The truth is I don’t think of myself as a writer. I like to make things. I write so I have something to make. I direct so it comes out the way I want. Films and television series are my ambition, but it’s also fun to make a book, or a website, or write an essay that people find interesting, or interview somebody cool.
What I really love is watching something that speaks to me and just being in awe of how good it is. I watch to the last frames of the end credits with a heart full of gratitude. And I feel inspired to go out and try to make something nearly as good.
It’s not just the achievement, or the entertainment. It’s that it makes me feel like I am not alone. Somebody made this (and lots of somebodies) who care about what I do: Purpose. Morality. Humanity.
My favorite works do not lie about the world. They do not offer pat endings, violence as a solution or false hope. There is warmth, but often bittersweet. Violence is scary. Actions have consequences.
This is what we’re calling PROTOCALIA. It is entertaining, imaginative, meaningful—and full of truth.
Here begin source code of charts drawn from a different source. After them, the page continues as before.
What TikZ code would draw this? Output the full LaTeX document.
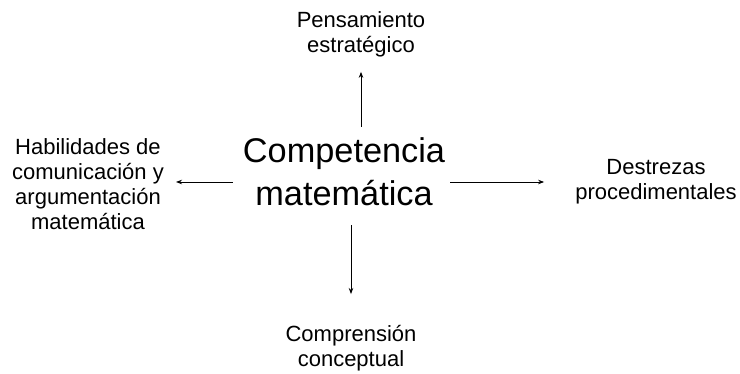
\documentclass[tikz,border=0pt]{standalone}
\usepackage{fontspec}
\setmainfont{Liberation Sans}
\usetikzlibrary{arrows.meta}

\begin{document}
\begin{tikzpicture}[x=1pt, y=-1pt,
    labeltext/.style={align=center, inner sep=0pt, font=\fontsize{22}{24.8}\selectfont},
    arr/.style={-{Stealth[length=6pt,width=4.5pt]}, line width=0.8pt}
]

\useasboundingbox (0,0) rectangle (740,374);

\node[align=center, inner sep=0pt, font=\fontsize{34.3}{43}\selectfont] (comp) at (344,172)
{Competencia\\matemática};

\node[labeltext] (pens) at (361,34) {Pensamiento\\estratégico};
\node[labeltext] (hab) at (88,184) {Habilidades de\\comunicación y\\argumentación\\matemática};
\node[labeltext] (dest) at (656,181.5) {Destrezas\\procedimentales};
\node[labeltext] (compr) at (351,348.5) {Comprensión\\conceptual};

\draw[arr, shorten <=11pt, shorten >=15pt] (pens.south |- comp.north) -- (pens.south);
\draw[arr, shorten <=19pt, shorten >=31.5pt] (compr.north |- comp.south) -- (compr.north);
\draw[arr, shorten <=10pt, shorten >=12pt] ([yshift=-10pt]comp.west) -- ([yshift=-10pt]comp.west -| hab.east);
\draw[arr, shorten <=5pt, shorten >=31pt] ([yshift=-10pt]comp.east) -- ([yshift=-10pt]comp.east -| dest.west);

\end{tikzpicture}
\end{document}
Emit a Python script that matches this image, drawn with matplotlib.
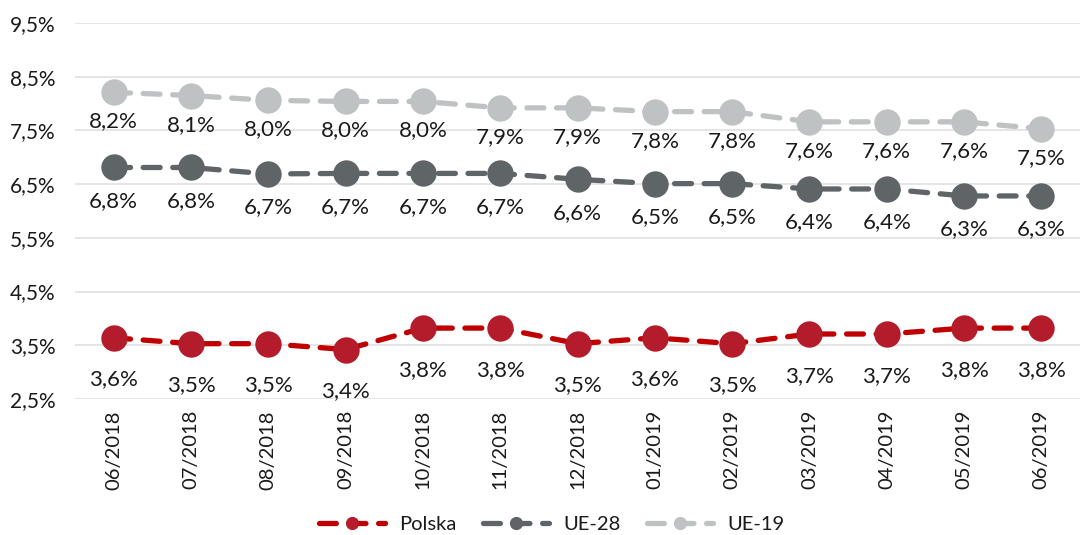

This project is a website, a community, a development incubator, a place to curate our favorite films and shows and talk to the creators—all of the above.
I would love for it to lead to actual productions, but really, I am making it because I feel like I have to. I love these films and shows so much, it is like a biological imperative to go out and say how meaningful they are to me, how much value they’ve added to my life.
And if you feel the same way, it’s important for me to tell you: You are not alone.